WHAT IS NEEDED =
Locate each line holding the string "with" and copy it.

MATERIAL =

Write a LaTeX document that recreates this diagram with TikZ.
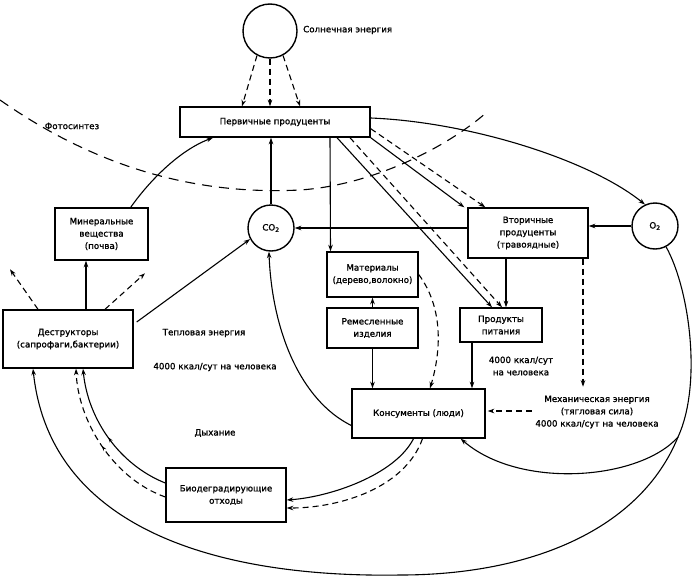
\documentclass[tikz,border=0pt]{standalone}
\usepackage{fontspec}
\setmainfont{DejaVu Sans}[BoldFont={DejaVu Sans},BoldFeatures={FakeBold=1.3}]
\usetikzlibrary{arrows.meta,calc,decorations.markings}
\begin{document}
\begin{tikzpicture}[x=1pt,y=-1pt,
  every node/.style={font=\fontsize{8.7}{12.3}\selectfont\bfseries},
  box/.style={draw,line width=1.4pt,align=center,inner sep=1pt},
  circ/.style={draw,circle,line width=1.4pt,inner sep=0pt},
  con/.style={line width=1.1pt,-{Stealth[length=6.5pt,width=4.5pt]}},
  dcon/.style={con,dash pattern=on 6pt off 4pt},
  lbl/.style={align=center,inner sep=0pt},
  midarrow/.style={postaction={decorate,decoration={markings,mark=at position 0.5 with {\arrow{Stealth[length=5pt,width=3.5pt]}}}}}]
\useasboundingbox (0,0) rectangle (700,578);
% nodes
\node[circ,minimum size=54pt] (sun) at (270,31) {};
\node[lbl,anchor=west] (sunl) at (303,30) {Солнечная энергия};
\node[box,minimum width=190pt,minimum height=30pt] (prim) at (275,122) {Первичные продуценты};
\node[box,minimum width=93pt,minimum height=52pt] (mineral) at (101.5,234) {Минеральные\\вещества\\(почва)};
\node[circ,minimum size=46pt] (co2) at (271,228) {CO\textsubscript{2}};
\node[box,minimum width=120pt,minimum height=50pt] (sec) at (528,233) {Вторичные\\продуценты\\(травоядные)};
\node[circ,minimum size=46pt] (o2) at (655,226) {O\textsubscript{2}};
\node[box,minimum width=91pt,minimum height=45pt] (mat) at (372.5,274.5) {Материалы\\(дерево,волокно)};
\node[box,minimum width=91pt,minimum height=40pt] (craft) at (372.5,328) {Ремесленные\\изделия};
\node[box,minimum width=82pt,minimum height=34pt] (food) at (501,325) {Продукты\\питания};
\node[box,minimum width=133pt,minimum height=49pt] (cons) at (418.5,413.5) {Консументы (люди)};
\node[box,minimum width=130pt,minimum height=58pt] (destr) at (68,339) {Деструкторы\\(сапрофаги,бактерии)};
\node[box,minimum width=120pt,minimum height=54pt] (waste) at (226,495) {Биодеградирующие\\отходы};
% labels
\node[lbl] (photo) at (72,126) {Фотосинтез};
\node[lbl] (heat) at (204,333) {Тепловая энергия};
\node[lbl] (kc1) at (215,367) {4000 ккал/сут на человека};
\node[lbl] (breath) at (215,433) {Дыхание};
\node[lbl] (kc2) at (521,366) {4000 ккал/сут\\на человека};
\node[lbl] (mech) at (597,412) {Механическая энергия\\(тягловая сила)\\4000 ккал/сут на человека};
% photosynthesis boundary
\draw[line width=1.1pt,dash pattern=on 10pt off 7pt] (0,100) .. controls (100,170) and (200,195) .. (300,190) .. controls (375,185) and (450,145) .. (487,112);
% sun -> primary
\draw[dcon] (sun.-118) -- ([xshift=-33pt]prim.north);
\draw[dcon] (sun.south) -- ([xshift=-5pt]prim.north);
\draw[dcon] (sun.-62) -- ([xshift=25pt]prim.north);
% into primary
\draw[con] ([xshift=-18pt]mineral.north east) .. controls (150,180) and (180,150) .. ([xshift=-62pt]prim.south);
\draw[con] (co2.north) -- (co2.north |- prim.south);
% CO2 / O2
\draw[con] (co2.east -| sec.west) -- (co2.east);
\draw[con] (o2.west) -- (o2.west -| sec.east);
\draw[con] ([yshift=4pt]prim.east) .. controls (470,122) and (590,160) .. (o2.115);
% primary -> materials
\draw[con] ([xshift=55pt]prim.south) -- ([xshift=-42pt]mat.north);
\draw[con] (craft.north) -- (mat.south);
\draw[con] (craft.south) -- (craft.south |- cons.north);
\draw[dcon] (mat.east) .. controls (445,310) and (440,355) .. ([xshift=11.5pt]cons.north);
% secondary, food
\draw[con] ([xshift=-22pt]sec.south) -- ([xshift=5pt]food.north);
\draw[con] ([xshift=-29pt]food.south) -- ([xshift=53.5pt]cons.north);
\draw[dcon] ([xshift=55pt]sec.south) -- ++(0,128);
\draw[dcon] ([shift={(46pt,2.5pt)}]cons.east) -- ([shift={(2pt,2.5pt)}]cons.east);
% primary -> secondary / food
\draw[con] (prim.south east) -- ([xshift=-3pt]sec.north west);
\draw[dcon] ([yshift=9pt]prim.south east) -- ([xshift=18pt]sec.north west);
\draw[con] ([xshift=62pt]prim.south) -- ([xshift=-9pt]food.north);
\draw[dcon] ([xshift=75pt]prim.south) -- ([xshift=1pt]food.north);
% destructors
\draw[con] ([xshift=18pt]destr.north) -- ([xshift=-15.5pt]mineral.south);
\draw[dcon] ([xshift=-30pt]destr.north) -- ++(-28,-40);
\draw[dcon] ([xshift=37pt]destr.north) -- ++(40,-36);
\draw[con] ([shift={(3pt,17pt)}]destr.east) -- (co2.-152);
% consumers
\draw[con] ([yshift=-12pt]cons.west) .. controls (300,400) and (272,330) .. (co2.-95);
\draw[con] ([xshift=-5pt]cons.south) .. controls (395,475) and (330,497) .. ([yshift=-5pt]waste.east);
\draw[dcon] ([xshift=4pt]cons.south) .. controls (405,488) and (340,508) .. ([yshift=-13pt]waste.east);
% waste -> destructors
\draw[con,midarrow] ([yshift=12pt]waste.west) .. controls (120,465) and (88,420) .. ([xshift=15pt]destr.south);
\draw[dcon,midarrow] ([yshift=-2pt]waste.west) .. controls (112,478) and (78,420) .. ([xshift=8pt]destr.south);
% O2 outer loop
\coordinate (j) at (678,437);
\draw[line width=1.1pt] (o2.-62) .. controls (690,290) and (702,385) .. (j);
\draw[con] (j) .. controls (640,480) and (520,490) .. ([xshift=-25pt]cons.south east);
\draw[con] (j) .. controls (640,530) and (530,575) .. (400,575) .. controls (220,578) and (50,530) .. ([xshift=-35pt]destr.south);
\end{tikzpicture}
\end{document}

EXERCISE SOLUTION =
Write a LaTeX document that recreates this diagram with TikZ.
  midarrow/.style={postaction={decorate,decoration={markings,mark=at position 0.5 with {\arrow{Stealth[length=5pt,width=3.5pt]}}}}}]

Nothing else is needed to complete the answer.